White -capped Dipper; [L] Jeannie Mitchell; [R] Sam Woods
We crossed the Sabanilla River and continued to bird along the muddy, pothole-filled road, dodging intermittent traffic that chose to use the old road to Zamora.


One of the tree ferns I mentioned on another day; you can see one of its leaves in the previous photo

Willy was leading us down the road at a good clip. He was intent on our seeing an Oilbird. We arrived at a bridge over a side stream. Willy quickly binned it and found our oilbirds, two of them, way back on a dark cliffside. He got the spottiing scope on the birds and we all took turns looking at the birds' white wing spots, about all we could make out. Later, Rose Ann told us the story of the oil birds:
They are nocturnal feeders on the fruits of the oil palm and tropical laurels and are the only nocturnal, flying, fruit-eating birds in the world. They forage at night, navigating by echolocation in the same manner as bats, but with a high-pitched clicking sound audible to humans.

       During the day, the birds rest on cave ledges. They produce a variety of harsh screams while in their caves. Entering a cave with a light especially provokes these raucous calls which may also be heard as the birds prepare to emerge from the cave at dusk.
       Oilbirds are colonial nesters They build a nest in a heap of droppings and debris, usually above water, on which they lay 2 to 4 glossy white eggs. The squabs become very fat before fledging, weighing up to half again as much as the adult birds do. They used to be harvested and rendered for oil, hence the name "oilbird."

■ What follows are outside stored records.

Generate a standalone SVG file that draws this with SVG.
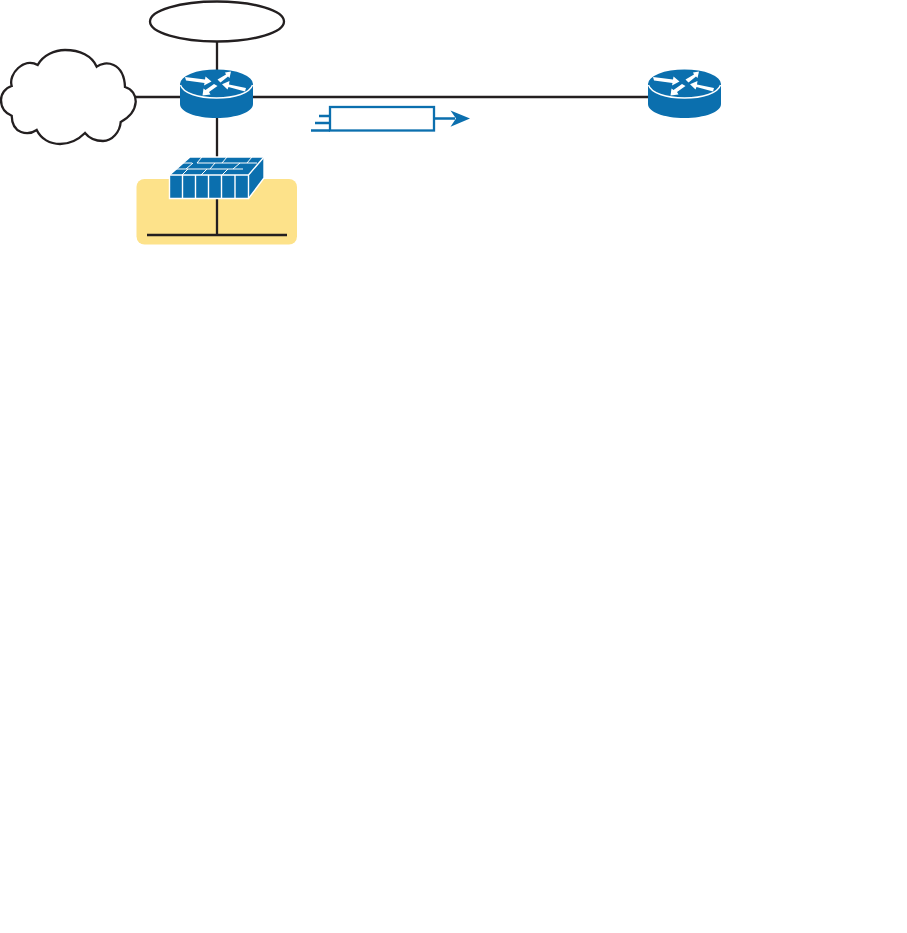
<svg xmlns="http://www.w3.org/2000/svg" width="907" height="933" viewBox="0 0 907 933">
<style>
.k{fill:none;stroke:#231f20;stroke-width:2.300}
.b{fill:none;stroke:#0b6fae;stroke-width:2.300}
.w{fill:none;stroke:#fff;stroke-width:1.400}
.t{fill:none;stroke:#fff;stroke-width:1}
.wf{fill:#fff}
</style>
<defs>
<g id="router">
<path d="M180 84A36.500 14.500 0 0 1 253 84V104C253 112 237 118 216.500 118C196 118 180 112 180 104Z" fill="#0b6fae"/>
<path class="w" d="M180.500 85C183 93 198 98 216.500 98C235 98 250 93 252.500 85"/>
<polygon class="wf" points="185,77 205,79.500 205.500,76.500 211.500,81.500 204,85.500 204.500,83 186,80.500"/>
<polygon class="wf" points="217.500,79.500 226,74.500 225,72.500 231,71.500 229.500,78 228,76.500 220.500,82.500"/>
<polygon class="wf" points="217.500,86 209,92 210.500,94.500 202.500,95.500 203.500,88.500 205.500,90 214,84"/>
<polygon class="wf" points="246,88 229,84.500 229.500,81 222,84.300 227.500,89.500 228.500,87 245,91.500"/>
</g>
</defs>
<g id="connectors">
<path class="k" d="M217 41V70M135 97H180M253 97H648M217 118V158"/>
</g>
<g id="lan">
<rect x="136.500" y="179" width="160.500" height="65.500" rx="8" fill="#fde28a"/>
<path class="k" d="M147 235H287M217 198V235"/>
</g>
<g id="ellipse"><ellipse cx="217" cy="21.500" rx="67" ry="20" fill="#fff" stroke="#231f20" stroke-width="2.300"/></g>
<g id="cloud">
<path fill="#fff" stroke="#231f20" stroke-width="2.300" d="M37.700 65C43 55 55 50 65 50C80 50 92 56 96.700 66.700C105 60 124 62 125 87C132 89 136 95 135.700 102C135 112 128 118 120.700 122C120 132 112 141 103 141C95 141 89 138 85 133C78 140 70 144 60 144C50 144 41 139 36.700 130C28 136 12 134 11.700 115.700C5 113 1 107 1 100C1 94 5 88 11.700 86C8 74 24 57 37.700 65Z"/>
</g>
<g id="router-left"><use href="#router"/></g>
<g id="router-right"><use href="#router" transform="translate(468 0)"/></g>
<g id="firewall">
<polygon points="169.500,175 190,157 264,157 264,178 248.500,198.500 169.500,198.500" fill="#0b6fae" stroke="#fff" stroke-width="1.400"/>
<path class="w" d="M169.500 175H248.500V198.500M248.500 175L264 157M182.500 175V198M195.500 175V198M208.500 175V198M221.500 175V198M235 175V198"/>
<path class="t" d="M183 163H192M197 163H257M176 169H243M202 157L197 163M227 157L222 163M252 157L247 163M193 163L186 169M215 163L210 169M240 163L233 169M188 169L182 175M207 169L201 175M228 169L222 175"/>
</g>
<g id="packet">
<rect x="330" y="107" width="104" height="23.500" fill="#fff" stroke="#0b6fae" stroke-width="2.300"/>
<path class="b" d="M319 116H330M315 123H330M311 130.500H330M434 118.500H455"/>
<polygon points="450.500,110.500 470,118.500 450.500,126.700 456,118.500" fill="#0b6fae"/>
</g>
</svg>
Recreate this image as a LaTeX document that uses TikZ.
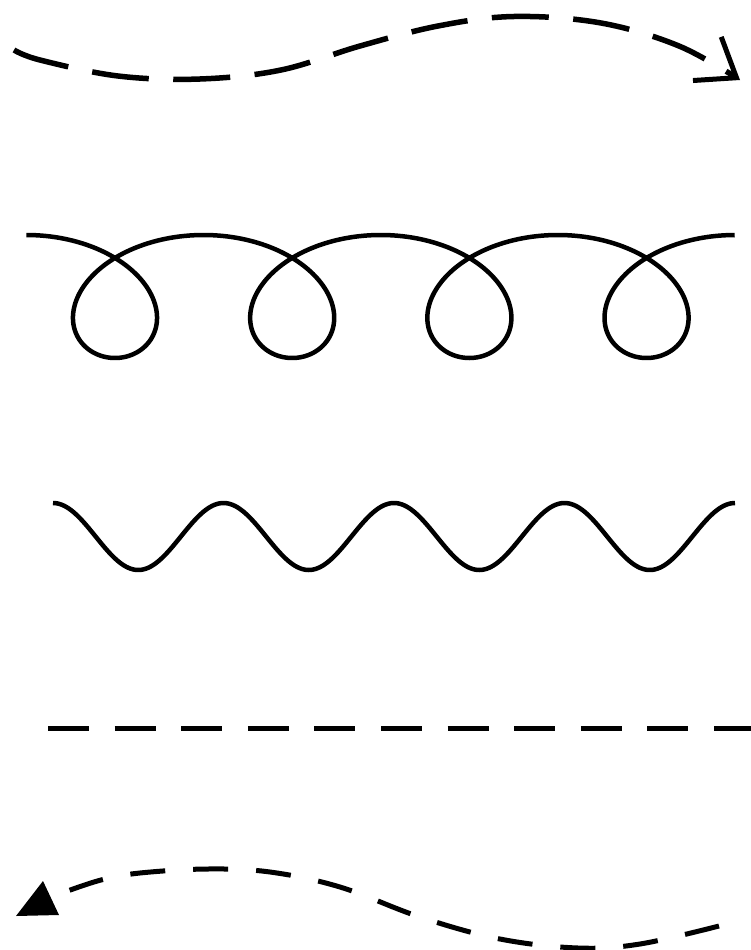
\documentclass[tikz,border=0pt]{standalone}
\usetikzlibrary{arrows.meta}
\begin{document}
\begin{tikzpicture}[x=1pt,y=-1pt,
  solidline/.style={line width=4.5pt, line join=round},
  dashtop/.style={line width=5.5pt, dash pattern=on 57pt off 24.5pt},
  dashmid/.style={line width=5pt, dash pattern=on 41pt off 25.6pt},
  dashbot/.style={line width=5pt, dash pattern=on 35pt off 28pt},
  barb/.style={-{Straight Barb[length=35pt, width=52pt, line width=5pt]}}]
\useasboundingbox (0,0) rectangle (751,950);
% top dashed arrow
\coordinate (topstart) at (14,50);
\coordinate (topend) at (740,80);
\draw[dashtop, barb] plot[smooth, tension=0.6] coordinates
  {(14,50) (40,60) (118,76) (200,79) (281,70) (360,46) (438,26) (514,16.5) (601,23) (679,46) (740,80)};
% coil
\draw[solidline] plot[variable=\t, domain=0:25.1327, samples=700]
  ({26.4 + 28.2*\t + 81.4*sin(\t r)}, {296.5 - 61.5*cos(\t r)});
% wave
\draw[solidline] plot[variable=\u, domain=53:735, samples=300]
  ({\u}, {536.5 - 33.5*cos(2.11144*(\u-53))});
% straight dashed line
\coordinate (ls) at (48,728);
\coordinate (le) at (751,728);
\draw[dashmid] (ls) -- (le);
% bottom dashed curve with filled triangle head
\draw[dashbot] plot[smooth, tension=0.6] coordinates
  {(719,926) (640,944) (578,948) (500,939) (420,917) (340,887) (270,872) (207,869) (140,873) (101,880) (62,893)};
\coordinate (h1) at (43,881);
\coordinate (h2) at (16,916);
\coordinate (h3) at (59,915);
\fill (h1) -- (h2) -- (h3) -- cycle;
\end{tikzpicture}
\end{document}
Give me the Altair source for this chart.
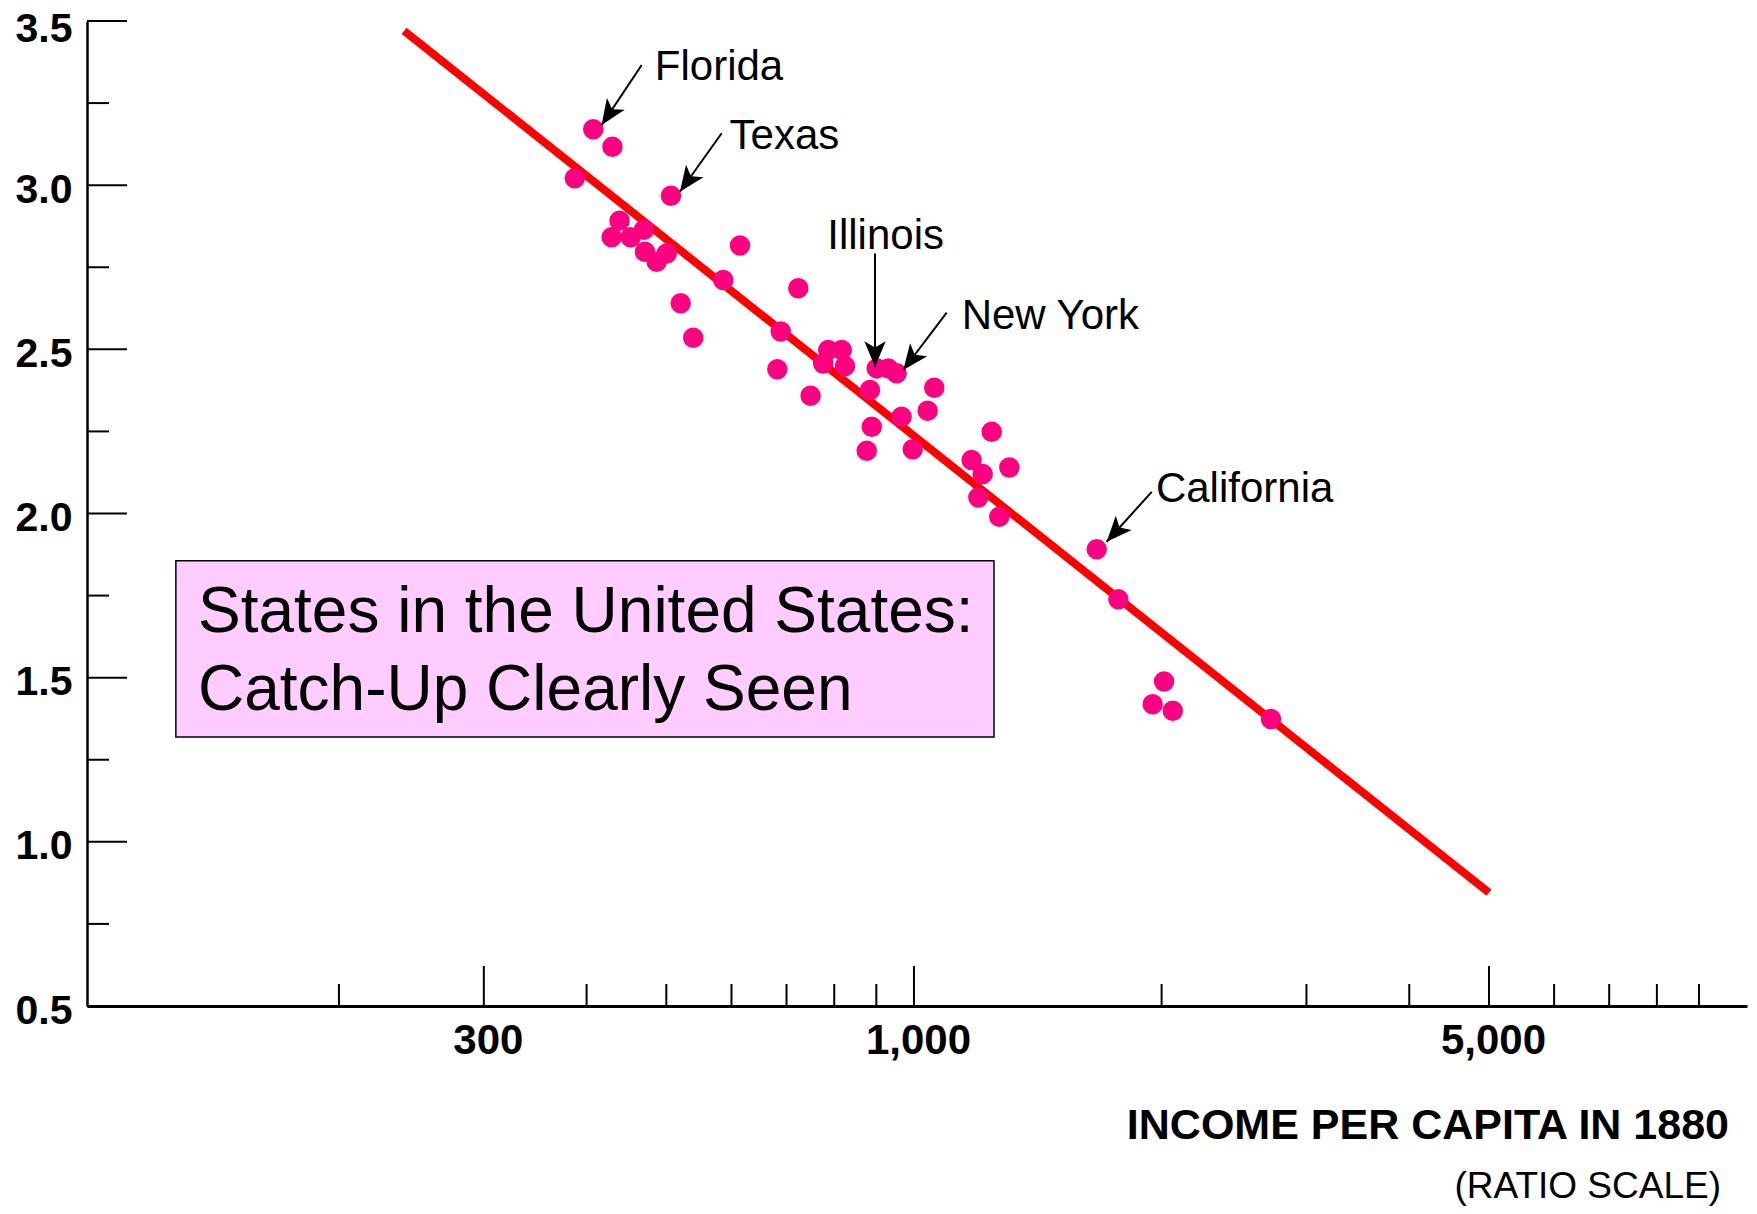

Side stream up which the oilbird  was located
We had left the bus and started walking and birding way down around the bend you can just see in the photo below. Eventually we learned that the paved road would not be opened today. Instead, traffic was released to the old LZ single-lane dirt road alternately so that traffic flowed for 30 minutes or so in a more-or-less steady cavalcade of trucks, cars, pickups, and buses from the Zamora end before Edgar and our bus were released from the Loja end. It was probably about two hours before the Loja end was released and Edgar managed to wrestle the big bus up the narrow road to us. When he did catch up to us, we were near the top of a hill, but Edgar managed to pull the bus far enough to the edge (yikes!) that traffic could get around him while we boarded.

Looking from the bridge up the Sabanilla River



The bus and Edgar are around the foot of the mountains across the valley. We have climbed up the old road to the side of the opposite mountains and can now look down on the river and the way we walked.
It was a relief to be on the bus and not treking uphill, but it was a slow, hairy, often cliff-hanging, very jolting ride for the next couple of hours. We were behind a truck loaded inexpertly with coke bottles that threatened to fall off or pull the truck over with each pothole, washout, or slide. We all found ourselves anxiously catching a breath when the truck lurched and the high load of bottles swayed and leaned. Add to that my anxiety when Zamora vehicles heading to Loja passed from the other direction. We were on a narrow, one-way dirt road often on the side of the mountain and often the road was narrowed even further with slides and waterfalls. I did my best to hold the left side of the bus down.

A wide spot in the Old L-Z Road; of course it is flooded, but on we ventured
Hillside deforested for cattle grazing
Near Zamora we passed a HUGE hydro plant in the making. The Chinese were creating an enormous tunnel to carry water and had rearranged the mountainside with their oversized equipment and dirt from the tunnel.
Workers at the entrance to the hydro tunnel
I snapped this photo of a small shrine and danger sign at the hydro project from the bus
Finally we reached a paved road in Zamora, and eventually another dirt road to Cabanas Copalinga. I joked at the end of the ride that I had lost one kidney. The ride was definitely a "kidney  killer."

Catherine Vits, lodge owner
We arrived at Cabanas Copalinga Lodge about 5:30 pm to be greeted by its dynamic owner Catherine Vits, who ran us through dinner times, bar selections and prices, and property rules and regs: "Insert the electric bug repellant devices into your electrical outlets to deter no-seeums; no hairdryers allowed. Hair dryers will crash our power plant that can otherwise fuel the hot water and run the lights and refrigerators all night; no paper in the toilets [a standard throughout Ecuador, even in the best hotels], leave shoes and boots outside the cabin door so as not to ruin the hardwood floors," etc.

Catherine also gave us the location of the drying room and orchid garden and trails. I was distracted from Catherine's talk because we stood in the dining room/bar area where hummingbirds were buzzing in for a sip of nectar at the bar feeders, and colorful tanagers were feeding on a banana feeder just opposite the eating area.




Hummingbird (a Hermit of somekind, maybe a Baron's Hermit) at the lodge bar feeder
Catherine assigned us our cabanas. Iris and I were in Cabanas #2, just a short hike up the trail. The keys to each room were attached to small pieces of wood with a stylized tanager on each. Our room was represented by the Blue-capped Tanager.

Blue-capped Tanager; Internet photo: Mikko Phyala
Belgians, Catherine and her husband Baldwin had even created a U.S.- style sewage treatment plant for this nearly self-sustaining eco lodge. The lodge was wonderfully welcoming and fine.

We had just enough time before 7:30 pm dinner to settle into our cabin, and to shower and dress in clean, dry clothes before a wonderful dinner, eaten by candlelight in the dining/bar area. It rained through the night, the roar of the river loudly adding to the din on our tin roof. At least this is what I was told, I slept like I was drugged.